DATASET EXCERPT:
===
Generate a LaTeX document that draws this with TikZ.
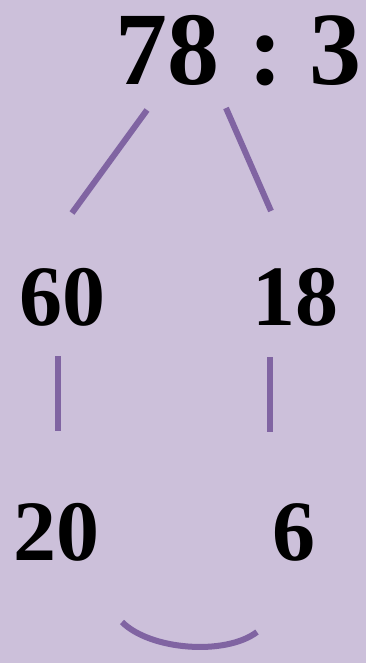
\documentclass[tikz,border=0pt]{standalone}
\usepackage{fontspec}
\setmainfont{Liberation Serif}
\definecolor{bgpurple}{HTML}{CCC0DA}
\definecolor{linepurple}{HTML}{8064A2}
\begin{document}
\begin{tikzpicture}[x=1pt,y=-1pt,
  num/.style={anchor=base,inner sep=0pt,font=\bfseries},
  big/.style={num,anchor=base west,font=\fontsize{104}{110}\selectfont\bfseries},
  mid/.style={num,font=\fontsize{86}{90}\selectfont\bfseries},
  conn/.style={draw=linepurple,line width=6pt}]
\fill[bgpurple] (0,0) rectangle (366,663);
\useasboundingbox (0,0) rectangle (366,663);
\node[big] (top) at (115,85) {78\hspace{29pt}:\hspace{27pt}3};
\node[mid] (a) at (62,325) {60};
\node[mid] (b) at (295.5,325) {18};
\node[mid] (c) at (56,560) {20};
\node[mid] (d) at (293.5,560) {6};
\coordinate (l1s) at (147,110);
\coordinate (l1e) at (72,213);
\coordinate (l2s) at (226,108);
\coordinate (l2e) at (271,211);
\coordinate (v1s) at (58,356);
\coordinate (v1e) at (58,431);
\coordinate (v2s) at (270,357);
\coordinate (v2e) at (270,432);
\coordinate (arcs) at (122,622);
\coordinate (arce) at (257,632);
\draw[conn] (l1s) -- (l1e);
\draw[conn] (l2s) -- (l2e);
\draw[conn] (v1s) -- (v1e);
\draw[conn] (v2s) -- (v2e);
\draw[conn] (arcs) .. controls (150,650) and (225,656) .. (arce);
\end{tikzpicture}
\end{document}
===
WHAT NEEDS TO BE DONE: Reproduce every line precisely as given, omitting all pictures.

OUTPUT FOR THIS TASK:
Generate a LaTeX document that draws this with TikZ.
\documentclass[tikz,border=0pt]{standalone}
\usepackage{fontspec}
\setmainfont{Liberation Serif}
\definecolor{bgpurple}{HTML}{CCC0DA}
\definecolor{linepurple}{HTML}{8064A2}
\begin{document}
\begin{tikzpicture}[x=1pt,y=-1pt,
  num/.style={anchor=base,inner sep=0pt,font=\bfseries},
  big/.style={num,anchor=base west,font=\fontsize{104}{110}\selectfont\bfseries},
  mid/.style={num,font=\fontsize{86}{90}\selectfont\bfseries},
  conn/.style={draw=linepurple,line width=6pt}]
\fill[bgpurple] (0,0) rectangle (366,663);
\useasboundingbox (0,0) rectangle (366,663);
\node[big] (top) at (115,85) {78\hspace{29pt}:\hspace{27pt}3};
\node[mid] (a) at (62,325) {60};
\node[mid] (b) at (295.5,325) {18};
\node[mid] (c) at (56,560) {20};
\node[mid] (d) at (293.5,560) {6};
\coordinate (l1s) at (147,110);
\coordinate (l1e) at (72,213);
\coordinate (l2s) at (226,108);
\coordinate (l2e) at (271,211);
\coordinate (v1s) at (58,356);
\coordinate (v1e) at (58,431);
\coordinate (v2s) at (270,357);
\coordinate (v2e) at (270,432);
\coordinate (arcs) at (122,622);
\coordinate (arce) at (257,632);
\draw[conn] (l1s) -- (l1e);
\draw[conn] (l2s) -- (l2e);
\draw[conn] (v1s) -- (v1e);
\draw[conn] (v2s) -- (v2e);
\draw[conn] (arcs) .. controls (150,650) and (225,656) .. (arce);
\end{tikzpicture}
\end{document}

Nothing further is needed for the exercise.